In practice, this breaks down into a few dimensions that are easy to think about separately.

  • Energy efficiency is the most obvious one. Not every task needs a frontier model. MIT researchers studying generative AI energy use found that large training clusters consume seven or eight times more energy than a typical computing workload. Models that use extended reasoning can use 30 to 70 times more energy than a standard model for the same apparent output. Routing routine tasks to smaller, lighter models, or running them locally on efficient hardware, can make a dramatic difference without any loss in output quality for most everyday use cases.

  • Where the energy comes from matters just as much as how much of it is used. Cloud providers running on verified renewable energy have genuinely lower carbon intensity than those relying on fossil fuel-heavy grids. The gap between the best and worst options here is enormous.

  • Transparency is the piece the industry has been slowest to embrace. If you don't know what your AI usage actually costs in terms of energy and carbon, you can't make informed decisions about it. Most major providers offer no emissions data whatsoever. You get a bill in tokens and dollars. The environmental costs are externalized and invisible.


What This Looks Like in Practice

Sustainable AI isn't an abstract policy goal, it's a set of concrete decisions about which tools to use and how to use them.

Running a model locally on modern hardware is a good example. Apple Silicon chips, which power current Macs, are remarkably efficient for AI inference — up to 20 times more energy-efficient per token than routing the same request through a large cloud provider. For everyday tasks like drafting text, summarizing documents, or answering questions, a capable local model often produces comparable output to a cloud model at a fraction of the energy cost.

When cloud processing is necessary, the choice of provider matters. Some cloud AI services are beginning to publish real energy and emissions data alongside their API responses. GreenPT, for instance, returns actual energy metrics with every request, which is the kind of transparency that makes it possible to track and reduce your footprint meaningfully. Others offer no such data, making informed comparison nearly very difficult.

This is where Weave comes in. Sustainability tracking is built into the application from the ground up, not bolted on as an afterthought. For local inference, Weave reads actual hardware energy counters from your device: real measured joules, converted to kilowatt-hours, multiplied by the carbon intensity of your local electricity grid. No estimates or approximations. For cloud requests where real data isn't available, Weave uses token counts and model-specific energy factors calibrated against published research to produce the best available estimate, and publishes the full methodology behind those calculations. The goal is to make the invisible visible, and to surface better options when they exist.


The Bigger Picture

AI's energy footprint is not a reason to stop using AI. It's a reason to use it with more awareness than most people currently do.

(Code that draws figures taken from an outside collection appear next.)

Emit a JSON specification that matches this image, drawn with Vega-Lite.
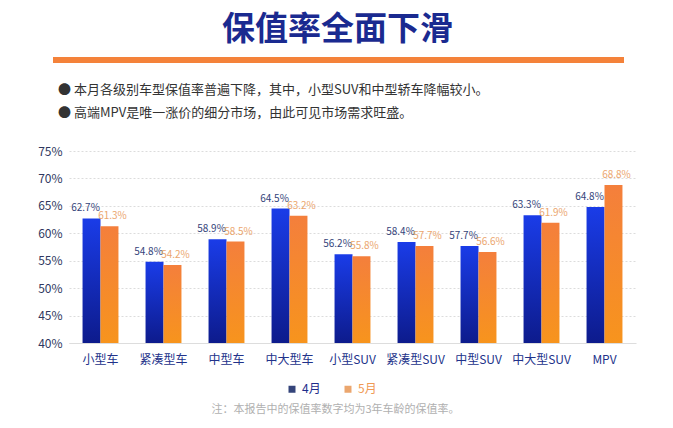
{
  "$schema": "https://vega.github.io/schema/vega-lite/v6.json",
  "background": "white",
  "padding": {"top": 13, "left": 37, "right": 5, "bottom": 5},
  "config": {"font": "Noto Sans CJK SC", "view": {"stroke": null}},
  "spacing": 8,
  "vconcat": [
    {
      "title": {"text": "保值率全面下滑", "fontSize": 33, "fontWeight": "bold", "color": "#1a2a90", "anchor": "middle", "frame": "group", "dx": -17, "offset": 6},
      "width": 571,
      "height": 3,
      "data": {"values": [{"p": 0}]},
      "mark": {"type": "text", "text": ""},
      "encoding": {
        "x": {
          "field": "p", "type": "quantitative", "scale": {"domain": [0, 1]},
          "axis": {"orient": "bottom", "labels": false, "ticks": false, "grid": false, "title": null, "domain": true, "domainColor": "#f4823a", "domainWidth": 6, "offset": 16, "translate": -16}
        }
      }
    },
    {
      "title": {
        "text": ["●  本月各级别车型保值率普遍下降，其中，小型SUV和中型轿车降幅较小。", "●  高端MPV是唯一涨价的细分市场，由此可见市场需求旺盛。"],
        "fontSize": 13, "fontWeight": "normal", "color": "#333333", "anchor": "start", "frame": "group", "dx": -11, "lineHeight": 23, "offset": 25
      },
      "width": 567,
      "height": 192,
      "data": {"values": [
        {"cat": "小型车", "month": "4月", "v": 0.627},
        {"cat": "小型车", "month": "5月", "v": 0.613},
        {"cat": "紧凑型车", "month": "4月", "v": 0.548},
        {"cat": "紧凑型车", "month": "5月", "v": 0.542},
        {"cat": "中型车", "month": "4月", "v": 0.589},
        {"cat": "中型车", "month": "5月", "v": 0.585},
        {"cat": "中大型车", "month": "4月", "v": 0.645},
        {"cat": "中大型车", "month": "5月", "v": 0.632},
        {"cat": "小型SUV", "month": "4月", "v": 0.562},
        {"cat": "小型SUV", "month": "5月", "v": 0.558},
        {"cat": "紧凑型SUV", "month": "4月", "v": 0.584},
        {"cat": "紧凑型SUV", "month": "5月", "v": 0.577},
        {"cat": "中型SUV", "month": "4月", "v": 0.577},
        {"cat": "中型SUV", "month": "5月", "v": 0.566},
        {"cat": "中大型SUV", "month": "4月", "v": 0.633},
        {"cat": "中大型SUV", "month": "5月", "v": 0.619},
        {"cat": "MPV", "month": "4月", "v": 0.648},
        {"cat": "MPV", "month": "5月", "v": 0.688}
      ]},
      "encoding": {
        "x": {
          "field": "cat", "type": "nominal", "sort": null,
          "scale": {"paddingInner": 0.43, "paddingOuter": 0.215},
          "axis": {
            "labelAngle": 0, "labelFontSize": 12, "labelColor": "#22328a", "labelPadding": 11,
            "ticks": false, "domainColor": "#dddddd",
            "title": "注：本报告中的保值率数字均为3年车龄的保值率。",
            "titleFontSize": 11, "titleFontWeight": "normal", "titleColor": "#b0b0b0",
            "titleX": 142, "titleY": 66, "titleAlign": "left", "titleBaseline": "middle", "titleAnchor": "start"
          }
        },
        "xOffset": {"field": "month", "type": "nominal", "scale": {"domain": ["4月", "5月"], "paddingInner": 0, "paddingOuter": 0}},
        "y": {
          "field": "v", "type": "quantitative",
          "scale": {"domain": [0.4, 0.75], "zero": false},
          "axis": {
            "format": ".0%", "values": [0.4, 0.45, 0.5, 0.55, 0.6, 0.65, 0.7, 0.75],
            "domain": false, "ticks": false, "labelPadding": 7,
            "gridDash": [2, 2], "gridColor": "#dcdcdc", "labelColor": "#2f3760", "labelFontSize": 12, "title": null
          }
        }
      },
      "layer": [
        {
          "transform": [{"filter": "datum.month === '4月'"}],
          "mark": {"type": "bar", "fill": {"gradient": "linear", "x1": 0, "y1": 0, "x2": 0, "y2": 1, "stops": [{"offset": 0, "color": "#1a3ce8"}, {"offset": 1, "color": "#0d1b8c"}]}},
          "encoding": {"y2": {"datum": 0.4}}
        },
        {
          "transform": [{"filter": "datum.month === '5月'"}],
          "mark": {"type": "bar", "fill": {"gradient": "linear", "x1": 0, "y1": 0, "x2": 0, "y2": 1, "stops": [{"offset": 0, "color": "#f47f3c"}, {"offset": 1, "color": "#f7941d"}]}},
          "encoding": {"y2": {"datum": 0.4}}
        },
        {
          "transform": [{"filter": "datum.month === '4月'"}],
          "mark": {"type": "text", "baseline": "bottom", "dy": -5, "dx": -6, "fontSize": 10},
          "encoding": {
            "text": {"field": "v", "type": "quantitative", "format": ".1%"},
            "color": {"field": "month", "type": "nominal"}
          }
        },
        {
          "transform": [{"filter": "datum.month === '5月'"}],
          "mark": {"type": "text", "baseline": "bottom", "dy": -5, "dx": 3, "fontSize": 10},
          "encoding": {
            "text": {"field": "v", "type": "quantitative", "format": ".1%"},
            "color": {
              "field": "month", "type": "nominal",
              "scale": {"domain": ["4月", "5月"], "range": ["#34447a", "#eba66e"]},
              "legend": {
                "orient": "none", "legendX": 217, "legendY": 326, "direction": "horizontal", "title": null,
                "symbolType": "square", "symbolSize": 49, "labelFontSize": 12, "columnPadding": 20, "labelOffset": 4,
                "encode": {
                  "symbols": {"update": {"fill": {"signal": "datum.value === '4月' ? '#1a2a9c' : '#f0883a'"}, "stroke": {"value": "transparent"}}},
                  "labels": {"update": {"fill": {"signal": "datum.value === '4月' ? '#1e2d8c' : '#f09a55'"}}}
                }
              }
            }
          }
        }
      ]
    }
  ]
}
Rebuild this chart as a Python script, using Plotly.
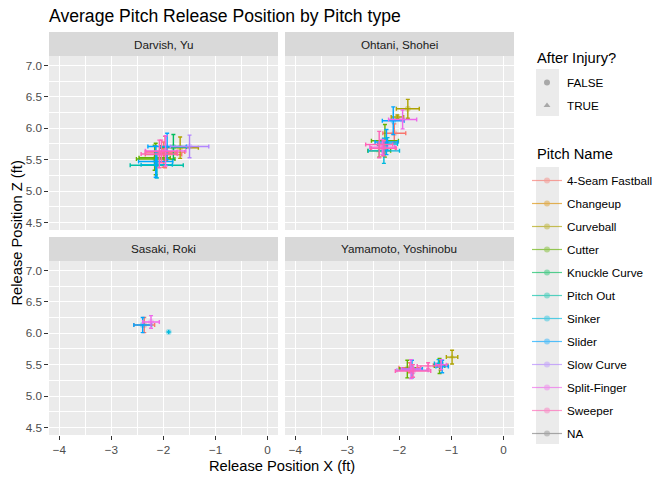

The good news is that the gap between the most and least sustainable options is large enough that small shifts in behavior (choosing a smaller model for routine tasks, running inference locally when possible, using providers that run on clean energy) can have a meaningful impact. The challenge is that making those choices requires information that the industry has not historically been eager to provide.

That's changing, slowly. And in the meantime, the most useful thing anyone can do is start paying attention to which tools they're defaulting to, where those tools are running, and what they actually cost beyond the subscription fee.

The energy consumed by AI is real. So is the opportunity to do something about it.